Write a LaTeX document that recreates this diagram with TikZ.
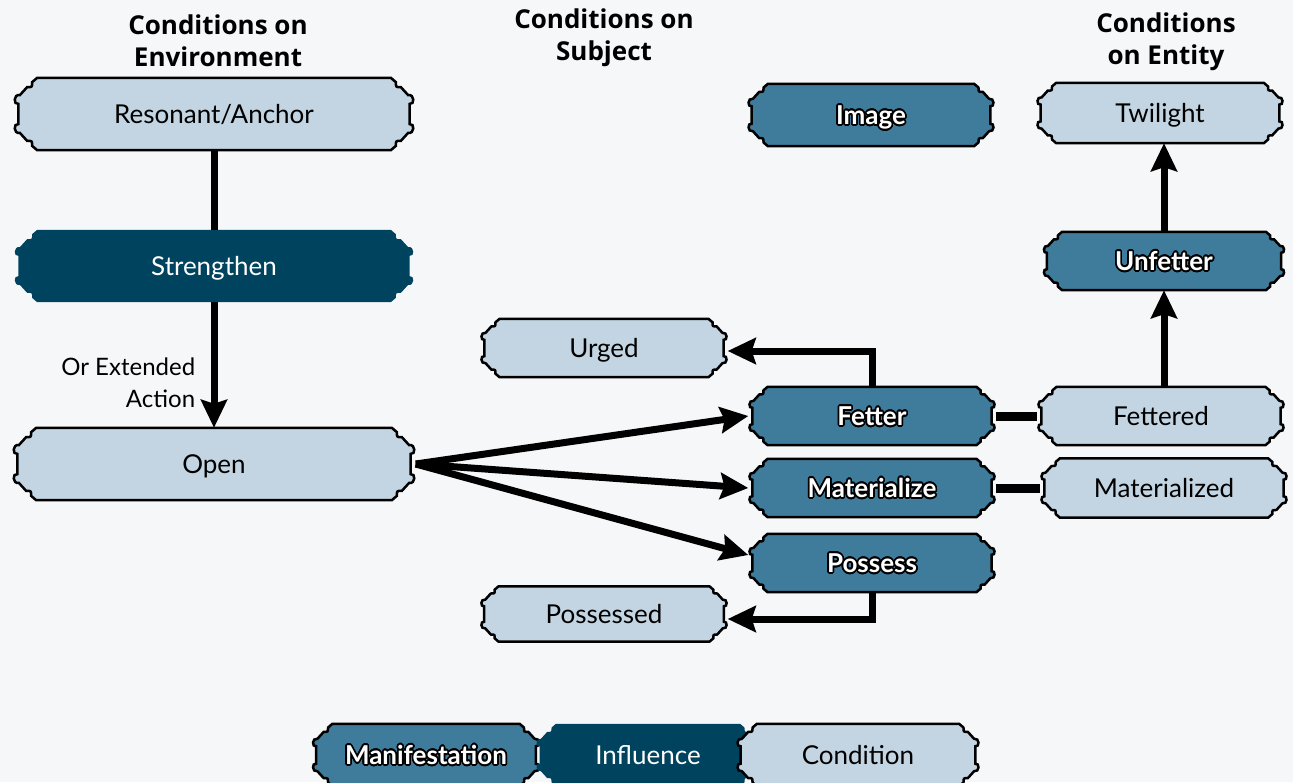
\documentclass[tikz,border=0pt]{standalone}
\usepackage{fontspec}
\usepackage{xcolor}
\usepackage{contour}
\usepackage{tikz}
\usetikzlibrary{arrows.meta,calc,backgrounds}

\setmainfont{Lato}
\newfontfamily\headfont{Open Sans}
\definecolor{condfill}{HTML}{C3D5E2}
\definecolor{manifill}{HTML}{3F7B9A}
\definecolor{inflfill}{HTML}{00435F}
\definecolor{paper}{HTML}{F6F7F9}

\contourlength{1.6pt}
\contournumber{24}
% white letters, black outline
\newcommand{\mani}[1]{\contour{black}{\textcolor{white}{#1}}}

% scalloped plaque drawn round a node
\newcommand{\plaque}[2]{%
  \path[#2] let \p1=(#1.north west), \p2=(#1.south east), \n1={\y1-(\y2)} in
  ({\x1+0.33*\n1},\y1) -- ({\x2-0.33*\n1},\y1)
  -- ({\x2-0.26*\n1},{\y1-0.06*\n1})
  .. controls ({\x2-0.26*\n1},{\y1-0.13*\n1}) .. ({\x2-0.19*\n1},{\y1-0.13*\n1})
  -- ({\x2-0.09*\n1},{\y1-0.24*\n1})
  .. controls (\x2,{\y1-0.22*\n1}) and (\x2,{\y1-0.38*\n1}) .. ({\x2-0.07*\n1},{\y1-0.36*\n1})
  -- ({\x2-0.07*\n1},{\y1-0.64*\n1})
  .. controls (\x2,{\y1-0.62*\n1}) and (\x2,{\y1-0.78*\n1}) .. ({\x2-0.09*\n1},{\y1-0.76*\n1})
  -- ({\x2-0.19*\n1},{\y1-0.87*\n1})
  .. controls ({\x2-0.26*\n1},{\y1-0.87*\n1}) .. ({\x2-0.26*\n1},{\y1-0.94*\n1})
  -- ({\x2-0.33*\n1},\y2) -- ({\x1+0.33*\n1},\y2)
  -- ({\x1+0.26*\n1},{\y1-0.94*\n1})
  .. controls ({\x1+0.26*\n1},{\y1-0.87*\n1}) .. ({\x1+0.19*\n1},{\y1-0.87*\n1})
  -- ({\x1+0.09*\n1},{\y1-0.76*\n1})
  .. controls (\x1,{\y1-0.78*\n1}) and (\x1,{\y1-0.62*\n1}) .. ({\x1+0.07*\n1},{\y1-0.64*\n1})
  -- ({\x1+0.07*\n1},{\y1-0.36*\n1})
  .. controls (\x1,{\y1-0.38*\n1}) and (\x1,{\y1-0.22*\n1}) .. ({\x1+0.09*\n1},{\y1-0.24*\n1})
  -- ({\x1+0.19*\n1},{\y1-0.13*\n1})
  .. controls ({\x1+0.26*\n1},{\y1-0.13*\n1}) .. ({\x1+0.26*\n1},{\y1-0.06*\n1})
  -- cycle;}

\tikzset{
  plq/.style={inner sep=0pt, minimum width=247, minimum height=58,
    text height=19pt, text depth=0pt},
  cond/.style={plq, font=\fontsize{26}{30}\selectfont},
  infl/.style={plq, text=white, font=\fontsize{26}{30}\selectfont},
  manif/.style={plq, font=\fontsize{26}{30}\selectfont\bfseries},
  head/.style={align=center, font=\headfont\fontsize{26}{32}\selectfont\bfseries},
  condp/.style={fill=condfill, draw=black, line width=2.5pt},
  manip/.style={fill=manifill, draw=black, line width=2.5pt},
  inflp/.style={fill=inflfill},
  link/.style={line width=7pt},
  arrow/.style={link, -{Stealth[length=28pt,width=26pt,inset=4pt]}},
}

\begin{document}
\begin{tikzpicture}[x=1pt, y=-1pt]
\useasboundingbox (0,0) rectangle (1293,782);

% headings
\node[head] (henv) at (218,41) {Conditions on\\Environment};
\node[head] (hsub) at (604,38) {Conditions on\\Subject};
\node[head] (hent) at (1166,42) {Conditions\\on Entity};

% environment
\node[cond, minimum width=401, minimum height=72] (anchor) at (214,114) {Resonant/Anchor};
\node[infl, minimum width=401, minimum height=72] (strengthen) at (214,266) {Strengthen};
\node[cond, minimum width=403, minimum height=72] (open) at (214,464) {Open};

% subject
\node[manif, minimum height=62] (image) at (871,115) {\mani{Image}};
\node[cond] (urged) at (604,348) {Urged};
\node[manif] (fetter) at (872,416) {\mani{Fetter}};
\node[manif] (materialize) at (872,488) {\mani{Materialize}};
\node[manif] (possess) at (872,563) {\mani{Possess}};
\node[cond, minimum height=55] (possessed) at (604,614) {Possessed};

% entity
\node[cond, minimum height=60] (twilight) at (1160,113) {Twilight};
\node[manif, minimum width=242] (unfetter) at (1164,261) {\mani{Unfetter}};
\node[cond] (fettered) at (1161,416) {Fettered};
\node[cond, minimum height=59] (materialized) at (1164,488) {Materialized};

% legend
\node[manif, minimum width=228, minimum height=62] (lmani) at (426,755) {\mani{Manifestation}};
\node[infl, minimum width=225, minimum height=62] (linfl) at (648,755) {Influence};
\node[cond, minimum width=243, minimum height=62] (lcond) at (858,755) {Condition};

\begin{scope}[on background layer]
\fill[paper] (0,0) rectangle (1293,782);
\foreach \nm/\st in {anchor/condp, strengthen/inflp, open/condp, image/manip,
  urged/condp, fetter/manip, materialize/manip, possess/manip, possessed/condp,
  twilight/condp, unfetter/manip, fettered/condp, materialized/condp,
  lmani/manip, linfl/inflp, lcond/condp}
  \plaque{\nm}{\st};
\end{scope}

\draw[link] (anchor) -- (strengthen);
\draw[arrow] (strengthen) -- node[pos=0.64, left=12pt, align=right, font=\fontsize{24}{32}\selectfont] (note) {Or Extended\\Action} (open);
\draw[arrow] (open.east) -- (fetter.west);
\draw[arrow] (open.east) -- (materialize.west);
\draw[arrow] (open.east) -- ([yshift=8pt]possess.west);
\draw[arrow] (fetter.north) |- ([yshift=-3pt]urged.east);
\draw[arrow] (possess.south) |- ([yshift=-5pt]possessed.east);
\draw[link, line width=9pt] (fetter) -- (fettered);
\draw[link, line width=9pt] (materialize) -- (materialized);
\draw[arrow] (fettered.north -| unfetter) -- (unfetter);
\draw[arrow] (unfetter.north) -- (unfetter.north |- twilight.south);
\end{tikzpicture}
\end{document}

···

> _What you will do_: Retype the whole listing, keeping every line identical and omitting all pictures.

> _Solution for this problem_:
Write a LaTeX document that recreates this diagram with TikZ.
\documentclass[tikz,border=0pt]{standalone}
\usepackage{fontspec}
\usepackage{xcolor}
\usepackage{contour}
\usepackage{tikz}
\usetikzlibrary{arrows.meta,calc,backgrounds}

\setmainfont{Lato}
\newfontfamily\headfont{Open Sans}
\definecolor{condfill}{HTML}{C3D5E2}
\definecolor{manifill}{HTML}{3F7B9A}
\definecolor{inflfill}{HTML}{00435F}
\definecolor{paper}{HTML}{F6F7F9}

\contourlength{1.6pt}
\contournumber{24}
% white letters, black outline
\newcommand{\mani}[1]{\contour{black}{\textcolor{white}{#1}}}

% scalloped plaque drawn round a node
\newcommand{\plaque}[2]{%
  \path[#2] let \p1=(#1.north west), \p2=(#1.south east), \n1={\y1-(\y2)} in
  ({\x1+0.33*\n1},\y1) -- ({\x2-0.33*\n1},\y1)
  -- ({\x2-0.26*\n1},{\y1-0.06*\n1})
  .. controls ({\x2-0.26*\n1},{\y1-0.13*\n1}) .. ({\x2-0.19*\n1},{\y1-0.13*\n1})
  -- ({\x2-0.09*\n1},{\y1-0.24*\n1})
  .. controls (\x2,{\y1-0.22*\n1}) and (\x2,{\y1-0.38*\n1}) .. ({\x2-0.07*\n1},{\y1-0.36*\n1})
  -- ({\x2-0.07*\n1},{\y1-0.64*\n1})
  .. controls (\x2,{\y1-0.62*\n1}) and (\x2,{\y1-0.78*\n1}) .. ({\x2-0.09*\n1},{\y1-0.76*\n1})
  -- ({\x2-0.19*\n1},{\y1-0.87*\n1})
  .. controls ({\x2-0.26*\n1},{\y1-0.87*\n1}) .. ({\x2-0.26*\n1},{\y1-0.94*\n1})
  -- ({\x2-0.33*\n1},\y2) -- ({\x1+0.33*\n1},\y2)
  -- ({\x1+0.26*\n1},{\y1-0.94*\n1})
  .. controls ({\x1+0.26*\n1},{\y1-0.87*\n1}) .. ({\x1+0.19*\n1},{\y1-0.87*\n1})
  -- ({\x1+0.09*\n1},{\y1-0.76*\n1})
  .. controls (\x1,{\y1-0.78*\n1}) and (\x1,{\y1-0.62*\n1}) .. ({\x1+0.07*\n1},{\y1-0.64*\n1})
  -- ({\x1+0.07*\n1},{\y1-0.36*\n1})
  .. controls (\x1,{\y1-0.38*\n1}) and (\x1,{\y1-0.22*\n1}) .. ({\x1+0.09*\n1},{\y1-0.24*\n1})
  -- ({\x1+0.19*\n1},{\y1-0.13*\n1})
  .. controls ({\x1+0.26*\n1},{\y1-0.13*\n1}) .. ({\x1+0.26*\n1},{\y1-0.06*\n1})
  -- cycle;}

\tikzset{
  plq/.style={inner sep=0pt, minimum width=247, minimum height=58,
    text height=19pt, text depth=0pt},
  cond/.style={plq, font=\fontsize{26}{30}\selectfont},
  infl/.style={plq, text=white, font=\fontsize{26}{30}\selectfont},
  manif/.style={plq, font=\fontsize{26}{30}\selectfont\bfseries},
  head/.style={align=center, font=\headfont\fontsize{26}{32}\selectfont\bfseries},
  condp/.style={fill=condfill, draw=black, line width=2.5pt},
  manip/.style={fill=manifill, draw=black, line width=2.5pt},
  inflp/.style={fill=inflfill},
  link/.style={line width=7pt},
  arrow/.style={link, -{Stealth[length=28pt,width=26pt,inset=4pt]}},
}

\begin{document}
\begin{tikzpicture}[x=1pt, y=-1pt]
\useasboundingbox (0,0) rectangle (1293,782);

% headings
\node[head] (henv) at (218,41) {Conditions on\\Environment};
\node[head] (hsub) at (604,38) {Conditions on\\Subject};
\node[head] (hent) at (1166,42) {Conditions\\on Entity};

% environment
\node[cond, minimum width=401, minimum height=72] (anchor) at (214,114) {Resonant/Anchor};
\node[infl, minimum width=401, minimum height=72] (strengthen) at (214,266) {Strengthen};
\node[cond, minimum width=403, minimum height=72] (open) at (214,464) {Open};

% subject
\node[manif, minimum height=62] (image) at (871,115) {\mani{Image}};
\node[cond] (urged) at (604,348) {Urged};
\node[manif] (fetter) at (872,416) {\mani{Fetter}};
\node[manif] (materialize) at (872,488) {\mani{Materialize}};
\node[manif] (possess) at (872,563) {\mani{Possess}};
\node[cond, minimum height=55] (possessed) at (604,614) {Possessed};

% entity
\node[cond, minimum height=60] (twilight) at (1160,113) {Twilight};
\node[manif, minimum width=242] (unfetter) at (1164,261) {\mani{Unfetter}};
\node[cond] (fettered) at (1161,416) {Fettered};
\node[cond, minimum height=59] (materialized) at (1164,488) {Materialized};

% legend
\node[manif, minimum width=228, minimum height=62] (lmani) at (426,755) {\mani{Manifestation}};
\node[infl, minimum width=225, minimum height=62] (linfl) at (648,755) {Influence};
\node[cond, minimum width=243, minimum height=62] (lcond) at (858,755) {Condition};

\begin{scope}[on background layer]
\fill[paper] (0,0) rectangle (1293,782);
\foreach \nm/\st in {anchor/condp, strengthen/inflp, open/condp, image/manip,
  urged/condp, fetter/manip, materialize/manip, possess/manip, possessed/condp,
  twilight/condp, unfetter/manip, fettered/condp, materialized/condp,
  lmani/manip, linfl/inflp, lcond/condp}
  \plaque{\nm}{\st};
\end{scope}

\draw[link] (anchor) -- (strengthen);
\draw[arrow] (strengthen) -- node[pos=0.64, left=12pt, align=right, font=\fontsize{24}{32}\selectfont] (note) {Or Extended\\Action} (open);
\draw[arrow] (open.east) -- (fetter.west);
\draw[arrow] (open.east) -- (materialize.west);
\draw[arrow] (open.east) -- ([yshift=8pt]possess.west);
\draw[arrow] (fetter.north) |- ([yshift=-3pt]urged.east);
\draw[arrow] (possess.south) |- ([yshift=-5pt]possessed.east);
\draw[link, line width=9pt] (fetter) -- (fettered);
\draw[link, line width=9pt] (materialize) -- (materialized);
\draw[arrow] (fettered.north -| unfetter) -- (unfetter);
\draw[arrow] (unfetter.north) -- (unfetter.north |- twilight.south);
\end{tikzpicture}
\end{document}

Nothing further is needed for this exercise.